+++ Data shown +++

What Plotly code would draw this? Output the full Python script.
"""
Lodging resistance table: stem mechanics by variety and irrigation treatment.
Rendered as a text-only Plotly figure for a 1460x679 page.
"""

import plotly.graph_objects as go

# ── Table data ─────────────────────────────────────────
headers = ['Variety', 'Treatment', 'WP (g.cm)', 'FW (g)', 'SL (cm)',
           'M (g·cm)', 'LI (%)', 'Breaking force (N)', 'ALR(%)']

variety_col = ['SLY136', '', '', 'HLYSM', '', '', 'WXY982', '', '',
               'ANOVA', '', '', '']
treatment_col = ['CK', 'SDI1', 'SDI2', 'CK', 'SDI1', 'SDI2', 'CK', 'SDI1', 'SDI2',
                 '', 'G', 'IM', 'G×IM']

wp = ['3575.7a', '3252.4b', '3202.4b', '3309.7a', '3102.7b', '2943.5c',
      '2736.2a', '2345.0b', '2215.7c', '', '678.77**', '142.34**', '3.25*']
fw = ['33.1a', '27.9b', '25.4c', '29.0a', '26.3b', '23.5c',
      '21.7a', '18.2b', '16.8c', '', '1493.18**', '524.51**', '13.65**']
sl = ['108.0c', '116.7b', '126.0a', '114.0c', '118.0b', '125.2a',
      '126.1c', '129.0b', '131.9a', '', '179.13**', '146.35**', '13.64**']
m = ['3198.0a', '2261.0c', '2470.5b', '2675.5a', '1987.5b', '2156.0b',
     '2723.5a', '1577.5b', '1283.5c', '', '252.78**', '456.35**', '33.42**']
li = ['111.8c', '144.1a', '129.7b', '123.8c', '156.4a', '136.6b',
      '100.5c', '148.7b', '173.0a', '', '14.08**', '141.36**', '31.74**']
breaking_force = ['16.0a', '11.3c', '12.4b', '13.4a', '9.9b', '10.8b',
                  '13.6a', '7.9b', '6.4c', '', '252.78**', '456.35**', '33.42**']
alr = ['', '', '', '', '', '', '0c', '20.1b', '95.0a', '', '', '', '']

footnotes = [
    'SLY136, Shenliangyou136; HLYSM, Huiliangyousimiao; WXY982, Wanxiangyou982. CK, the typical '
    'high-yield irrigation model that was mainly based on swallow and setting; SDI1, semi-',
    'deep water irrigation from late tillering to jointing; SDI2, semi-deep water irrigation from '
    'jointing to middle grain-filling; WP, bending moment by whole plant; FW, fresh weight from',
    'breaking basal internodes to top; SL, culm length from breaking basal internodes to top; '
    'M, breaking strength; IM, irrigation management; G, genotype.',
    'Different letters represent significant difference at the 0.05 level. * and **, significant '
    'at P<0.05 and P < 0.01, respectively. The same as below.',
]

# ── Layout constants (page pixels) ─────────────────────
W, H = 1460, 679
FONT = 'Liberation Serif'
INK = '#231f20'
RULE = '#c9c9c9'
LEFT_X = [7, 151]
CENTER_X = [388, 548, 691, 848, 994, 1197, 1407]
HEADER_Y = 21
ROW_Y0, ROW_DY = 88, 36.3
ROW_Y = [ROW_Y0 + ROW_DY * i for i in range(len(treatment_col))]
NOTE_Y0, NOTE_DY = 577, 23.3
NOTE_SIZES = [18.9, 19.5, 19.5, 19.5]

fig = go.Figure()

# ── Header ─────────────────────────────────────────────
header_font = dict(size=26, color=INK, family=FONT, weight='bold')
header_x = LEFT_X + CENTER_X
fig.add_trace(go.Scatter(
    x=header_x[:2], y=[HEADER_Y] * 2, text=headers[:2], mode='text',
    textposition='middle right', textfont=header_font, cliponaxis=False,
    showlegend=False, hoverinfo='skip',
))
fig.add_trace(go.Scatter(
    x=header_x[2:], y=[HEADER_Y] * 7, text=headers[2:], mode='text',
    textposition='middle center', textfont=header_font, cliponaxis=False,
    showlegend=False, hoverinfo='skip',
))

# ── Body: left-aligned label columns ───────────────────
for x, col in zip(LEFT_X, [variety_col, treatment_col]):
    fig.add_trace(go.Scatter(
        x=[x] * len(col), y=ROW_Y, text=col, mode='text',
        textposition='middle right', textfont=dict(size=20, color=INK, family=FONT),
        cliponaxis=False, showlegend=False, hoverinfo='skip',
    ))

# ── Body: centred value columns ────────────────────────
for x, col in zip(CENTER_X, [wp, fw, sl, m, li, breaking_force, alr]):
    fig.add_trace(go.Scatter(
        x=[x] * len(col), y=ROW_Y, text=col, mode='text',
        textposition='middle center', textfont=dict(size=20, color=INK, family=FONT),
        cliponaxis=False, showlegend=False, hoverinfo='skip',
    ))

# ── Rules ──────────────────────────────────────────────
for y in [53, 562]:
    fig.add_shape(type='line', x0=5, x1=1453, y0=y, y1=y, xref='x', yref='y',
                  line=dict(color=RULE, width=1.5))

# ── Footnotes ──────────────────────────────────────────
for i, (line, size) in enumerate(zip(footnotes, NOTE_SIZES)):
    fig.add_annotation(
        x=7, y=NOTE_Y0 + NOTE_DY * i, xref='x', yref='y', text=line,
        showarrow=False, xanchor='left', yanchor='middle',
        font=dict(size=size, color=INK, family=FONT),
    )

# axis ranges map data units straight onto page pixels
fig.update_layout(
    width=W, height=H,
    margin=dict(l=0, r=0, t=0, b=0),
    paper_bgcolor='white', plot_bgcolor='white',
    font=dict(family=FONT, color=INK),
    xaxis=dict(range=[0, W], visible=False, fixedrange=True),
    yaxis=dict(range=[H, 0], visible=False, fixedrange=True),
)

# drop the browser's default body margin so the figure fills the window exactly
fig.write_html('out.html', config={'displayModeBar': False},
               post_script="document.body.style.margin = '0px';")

+++
+++ Data shown +++

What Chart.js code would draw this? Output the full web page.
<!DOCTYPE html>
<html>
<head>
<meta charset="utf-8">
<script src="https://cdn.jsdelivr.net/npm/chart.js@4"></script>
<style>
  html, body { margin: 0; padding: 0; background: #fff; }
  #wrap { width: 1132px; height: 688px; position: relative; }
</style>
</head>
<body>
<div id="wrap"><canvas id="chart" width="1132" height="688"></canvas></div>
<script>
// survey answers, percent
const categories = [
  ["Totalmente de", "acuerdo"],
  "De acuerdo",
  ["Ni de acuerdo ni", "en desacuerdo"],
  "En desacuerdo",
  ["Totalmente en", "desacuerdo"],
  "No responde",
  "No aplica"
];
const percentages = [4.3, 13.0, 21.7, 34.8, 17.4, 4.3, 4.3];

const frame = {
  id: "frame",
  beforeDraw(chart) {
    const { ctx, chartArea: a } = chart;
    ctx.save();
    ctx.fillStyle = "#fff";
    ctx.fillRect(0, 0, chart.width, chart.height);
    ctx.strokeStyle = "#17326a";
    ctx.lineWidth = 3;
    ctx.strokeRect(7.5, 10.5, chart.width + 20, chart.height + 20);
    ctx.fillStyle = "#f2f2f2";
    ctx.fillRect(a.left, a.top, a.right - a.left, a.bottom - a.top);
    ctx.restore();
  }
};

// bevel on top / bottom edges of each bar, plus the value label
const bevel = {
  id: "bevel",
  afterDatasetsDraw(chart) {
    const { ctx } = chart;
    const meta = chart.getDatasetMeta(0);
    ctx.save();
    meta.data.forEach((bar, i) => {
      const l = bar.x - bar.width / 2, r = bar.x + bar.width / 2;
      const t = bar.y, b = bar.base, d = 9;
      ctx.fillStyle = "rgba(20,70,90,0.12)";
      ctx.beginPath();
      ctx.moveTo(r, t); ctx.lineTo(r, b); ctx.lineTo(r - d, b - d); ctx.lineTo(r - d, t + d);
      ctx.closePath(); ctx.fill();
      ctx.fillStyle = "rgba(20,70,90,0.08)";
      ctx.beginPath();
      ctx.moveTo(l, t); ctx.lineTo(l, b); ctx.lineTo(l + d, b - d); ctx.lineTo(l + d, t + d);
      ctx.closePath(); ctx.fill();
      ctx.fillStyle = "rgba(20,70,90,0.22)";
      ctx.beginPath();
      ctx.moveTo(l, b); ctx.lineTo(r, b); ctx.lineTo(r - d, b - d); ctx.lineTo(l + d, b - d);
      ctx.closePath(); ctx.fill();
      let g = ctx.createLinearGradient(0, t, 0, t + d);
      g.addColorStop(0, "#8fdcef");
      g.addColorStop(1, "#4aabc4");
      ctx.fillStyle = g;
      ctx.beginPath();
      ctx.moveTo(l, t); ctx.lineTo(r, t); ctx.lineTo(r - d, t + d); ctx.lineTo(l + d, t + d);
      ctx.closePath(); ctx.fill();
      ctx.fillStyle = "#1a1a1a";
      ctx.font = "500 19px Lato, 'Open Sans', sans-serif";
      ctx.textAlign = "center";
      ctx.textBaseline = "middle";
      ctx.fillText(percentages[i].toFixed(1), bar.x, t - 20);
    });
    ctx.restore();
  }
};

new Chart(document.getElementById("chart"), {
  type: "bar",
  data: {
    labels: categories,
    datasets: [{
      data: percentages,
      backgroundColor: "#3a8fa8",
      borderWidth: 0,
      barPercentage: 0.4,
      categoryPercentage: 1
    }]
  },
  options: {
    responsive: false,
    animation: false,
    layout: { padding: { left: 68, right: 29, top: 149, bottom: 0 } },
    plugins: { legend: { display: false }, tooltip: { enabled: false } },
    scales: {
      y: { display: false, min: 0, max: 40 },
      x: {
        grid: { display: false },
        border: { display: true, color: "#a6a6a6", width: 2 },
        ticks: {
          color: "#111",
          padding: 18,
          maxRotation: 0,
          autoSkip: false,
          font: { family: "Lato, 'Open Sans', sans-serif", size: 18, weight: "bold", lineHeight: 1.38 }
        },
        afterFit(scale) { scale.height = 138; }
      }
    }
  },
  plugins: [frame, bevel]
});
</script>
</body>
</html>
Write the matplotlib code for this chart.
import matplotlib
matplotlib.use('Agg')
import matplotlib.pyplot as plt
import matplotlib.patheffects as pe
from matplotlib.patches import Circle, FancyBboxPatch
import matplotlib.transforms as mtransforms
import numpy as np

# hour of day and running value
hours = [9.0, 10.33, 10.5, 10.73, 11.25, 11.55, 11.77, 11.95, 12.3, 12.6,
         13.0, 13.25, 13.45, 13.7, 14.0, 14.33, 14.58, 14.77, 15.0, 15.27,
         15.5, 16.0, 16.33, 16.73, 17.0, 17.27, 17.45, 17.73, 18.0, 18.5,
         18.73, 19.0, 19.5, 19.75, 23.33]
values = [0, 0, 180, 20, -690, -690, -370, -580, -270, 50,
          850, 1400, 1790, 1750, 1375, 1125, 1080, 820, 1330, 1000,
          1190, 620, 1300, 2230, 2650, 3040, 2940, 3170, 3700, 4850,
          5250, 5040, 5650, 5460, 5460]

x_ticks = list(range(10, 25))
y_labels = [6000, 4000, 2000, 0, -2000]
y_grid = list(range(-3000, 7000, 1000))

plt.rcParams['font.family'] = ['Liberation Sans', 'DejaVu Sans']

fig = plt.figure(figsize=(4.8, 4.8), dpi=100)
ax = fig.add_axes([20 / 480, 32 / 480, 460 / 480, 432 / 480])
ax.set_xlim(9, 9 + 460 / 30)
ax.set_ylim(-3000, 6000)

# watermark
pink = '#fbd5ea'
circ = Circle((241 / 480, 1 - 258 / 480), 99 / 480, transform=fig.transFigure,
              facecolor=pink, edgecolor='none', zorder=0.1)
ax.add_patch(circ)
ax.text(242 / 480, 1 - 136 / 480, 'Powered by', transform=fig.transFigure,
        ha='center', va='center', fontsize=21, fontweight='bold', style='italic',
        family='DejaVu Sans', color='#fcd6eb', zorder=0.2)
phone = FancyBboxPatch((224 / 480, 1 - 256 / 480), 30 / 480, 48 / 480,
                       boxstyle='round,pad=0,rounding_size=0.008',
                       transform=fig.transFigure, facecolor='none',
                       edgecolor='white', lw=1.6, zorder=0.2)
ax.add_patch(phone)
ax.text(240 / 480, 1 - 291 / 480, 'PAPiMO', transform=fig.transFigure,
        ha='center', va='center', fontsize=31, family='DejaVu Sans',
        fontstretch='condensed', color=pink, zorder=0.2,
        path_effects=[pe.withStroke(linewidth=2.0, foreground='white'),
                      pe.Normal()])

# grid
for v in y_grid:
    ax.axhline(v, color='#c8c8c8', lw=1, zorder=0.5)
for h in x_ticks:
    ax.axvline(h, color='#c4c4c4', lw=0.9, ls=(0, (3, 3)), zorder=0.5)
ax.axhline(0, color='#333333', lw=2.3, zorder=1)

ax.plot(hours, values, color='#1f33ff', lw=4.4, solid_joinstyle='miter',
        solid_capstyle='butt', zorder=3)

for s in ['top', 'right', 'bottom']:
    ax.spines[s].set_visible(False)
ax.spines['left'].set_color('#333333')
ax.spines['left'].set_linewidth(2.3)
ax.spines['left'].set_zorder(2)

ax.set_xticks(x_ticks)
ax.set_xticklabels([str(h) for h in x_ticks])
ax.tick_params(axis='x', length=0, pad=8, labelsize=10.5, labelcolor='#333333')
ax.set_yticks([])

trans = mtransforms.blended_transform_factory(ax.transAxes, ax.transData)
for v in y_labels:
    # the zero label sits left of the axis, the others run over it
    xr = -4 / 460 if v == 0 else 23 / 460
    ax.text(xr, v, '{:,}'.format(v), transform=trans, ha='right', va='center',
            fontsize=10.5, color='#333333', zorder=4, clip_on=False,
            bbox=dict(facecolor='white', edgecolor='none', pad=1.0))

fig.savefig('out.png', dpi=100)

+++
+++ Data shown +++

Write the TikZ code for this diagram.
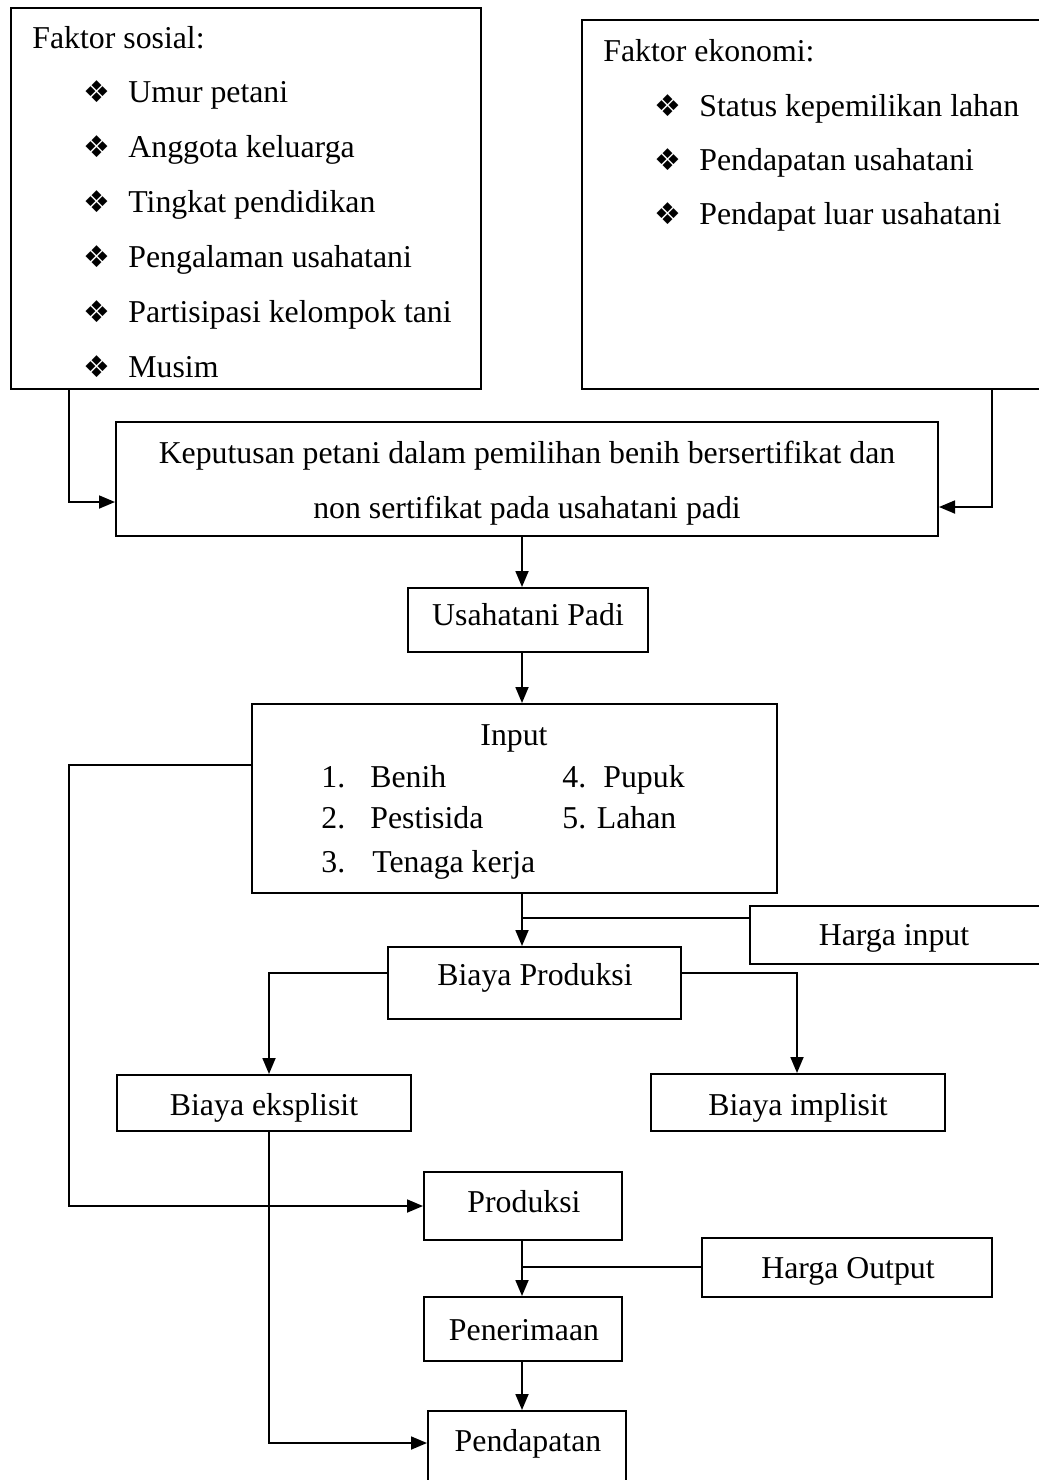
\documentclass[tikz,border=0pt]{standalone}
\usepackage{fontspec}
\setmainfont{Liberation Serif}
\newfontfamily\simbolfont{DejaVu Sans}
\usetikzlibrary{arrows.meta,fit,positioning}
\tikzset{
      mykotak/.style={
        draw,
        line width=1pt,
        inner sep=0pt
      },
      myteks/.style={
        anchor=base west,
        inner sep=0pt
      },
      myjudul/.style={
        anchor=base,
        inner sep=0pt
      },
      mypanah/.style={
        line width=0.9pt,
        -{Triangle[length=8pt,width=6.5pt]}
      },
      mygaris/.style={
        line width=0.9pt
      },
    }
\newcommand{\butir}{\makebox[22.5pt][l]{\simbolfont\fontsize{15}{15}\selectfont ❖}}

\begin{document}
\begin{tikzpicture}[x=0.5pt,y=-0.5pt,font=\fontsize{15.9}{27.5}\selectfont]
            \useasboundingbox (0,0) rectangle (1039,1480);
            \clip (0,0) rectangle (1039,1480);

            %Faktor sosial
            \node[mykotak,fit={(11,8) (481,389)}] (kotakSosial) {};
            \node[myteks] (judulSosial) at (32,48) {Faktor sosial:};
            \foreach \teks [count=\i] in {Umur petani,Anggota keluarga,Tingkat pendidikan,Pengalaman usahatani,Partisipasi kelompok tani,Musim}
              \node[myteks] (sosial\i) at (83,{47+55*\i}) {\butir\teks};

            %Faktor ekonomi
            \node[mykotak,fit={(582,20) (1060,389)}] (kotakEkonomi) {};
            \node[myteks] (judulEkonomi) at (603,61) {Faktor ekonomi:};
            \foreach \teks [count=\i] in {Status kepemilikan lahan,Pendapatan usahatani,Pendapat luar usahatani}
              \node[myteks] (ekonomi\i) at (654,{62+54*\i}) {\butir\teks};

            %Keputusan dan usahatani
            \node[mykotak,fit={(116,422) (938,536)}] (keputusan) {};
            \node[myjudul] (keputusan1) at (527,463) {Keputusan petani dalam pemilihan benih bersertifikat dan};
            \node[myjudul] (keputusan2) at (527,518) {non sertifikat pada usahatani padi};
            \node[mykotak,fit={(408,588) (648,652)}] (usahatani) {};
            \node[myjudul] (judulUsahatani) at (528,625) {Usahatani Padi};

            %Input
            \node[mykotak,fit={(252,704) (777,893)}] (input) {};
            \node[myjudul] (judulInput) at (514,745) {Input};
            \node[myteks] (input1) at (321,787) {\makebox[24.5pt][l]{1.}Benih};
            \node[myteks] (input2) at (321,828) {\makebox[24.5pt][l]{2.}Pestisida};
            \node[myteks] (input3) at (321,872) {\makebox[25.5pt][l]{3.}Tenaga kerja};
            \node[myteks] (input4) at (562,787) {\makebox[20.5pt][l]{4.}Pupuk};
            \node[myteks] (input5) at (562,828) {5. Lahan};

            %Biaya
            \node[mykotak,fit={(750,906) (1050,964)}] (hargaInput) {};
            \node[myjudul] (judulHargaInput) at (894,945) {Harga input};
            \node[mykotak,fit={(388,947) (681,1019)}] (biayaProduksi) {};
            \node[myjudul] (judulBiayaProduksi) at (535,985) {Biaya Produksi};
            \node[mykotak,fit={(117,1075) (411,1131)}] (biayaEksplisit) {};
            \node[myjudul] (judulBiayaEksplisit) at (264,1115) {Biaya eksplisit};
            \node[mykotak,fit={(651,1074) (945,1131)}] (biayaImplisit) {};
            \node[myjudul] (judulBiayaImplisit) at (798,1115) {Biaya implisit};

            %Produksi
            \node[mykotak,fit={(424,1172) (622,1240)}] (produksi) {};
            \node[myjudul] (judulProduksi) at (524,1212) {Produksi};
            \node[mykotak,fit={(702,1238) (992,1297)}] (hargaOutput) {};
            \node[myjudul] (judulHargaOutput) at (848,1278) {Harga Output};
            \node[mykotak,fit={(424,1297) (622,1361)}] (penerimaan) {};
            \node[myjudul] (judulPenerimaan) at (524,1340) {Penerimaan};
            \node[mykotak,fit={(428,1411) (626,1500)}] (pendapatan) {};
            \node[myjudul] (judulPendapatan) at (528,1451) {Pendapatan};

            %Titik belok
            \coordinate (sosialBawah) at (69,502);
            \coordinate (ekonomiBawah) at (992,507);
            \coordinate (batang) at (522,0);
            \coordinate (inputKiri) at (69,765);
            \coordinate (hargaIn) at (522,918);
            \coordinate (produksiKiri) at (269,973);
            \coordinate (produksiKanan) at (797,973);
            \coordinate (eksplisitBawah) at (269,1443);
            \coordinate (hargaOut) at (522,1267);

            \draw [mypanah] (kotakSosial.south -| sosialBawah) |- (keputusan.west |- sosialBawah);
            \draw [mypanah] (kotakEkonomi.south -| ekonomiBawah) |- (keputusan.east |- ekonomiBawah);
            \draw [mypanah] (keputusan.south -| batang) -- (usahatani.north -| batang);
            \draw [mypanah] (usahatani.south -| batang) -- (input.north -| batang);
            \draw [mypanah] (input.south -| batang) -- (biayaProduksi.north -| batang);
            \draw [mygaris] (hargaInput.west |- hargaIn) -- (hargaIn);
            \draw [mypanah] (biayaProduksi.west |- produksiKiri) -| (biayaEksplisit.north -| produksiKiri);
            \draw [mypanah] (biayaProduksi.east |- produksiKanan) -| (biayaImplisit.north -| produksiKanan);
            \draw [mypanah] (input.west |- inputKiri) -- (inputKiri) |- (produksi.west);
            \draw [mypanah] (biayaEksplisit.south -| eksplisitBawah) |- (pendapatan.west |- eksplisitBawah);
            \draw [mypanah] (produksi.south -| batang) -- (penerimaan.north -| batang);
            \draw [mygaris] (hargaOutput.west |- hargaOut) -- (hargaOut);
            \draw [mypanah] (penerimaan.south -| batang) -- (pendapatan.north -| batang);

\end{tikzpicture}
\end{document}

+++

What you have to do.
Return every line holding the word "would" from the records.

Worked solution.
What Plotly code would draw this? Output the full Python script.
What Chart.js code would draw this? Output the full web page.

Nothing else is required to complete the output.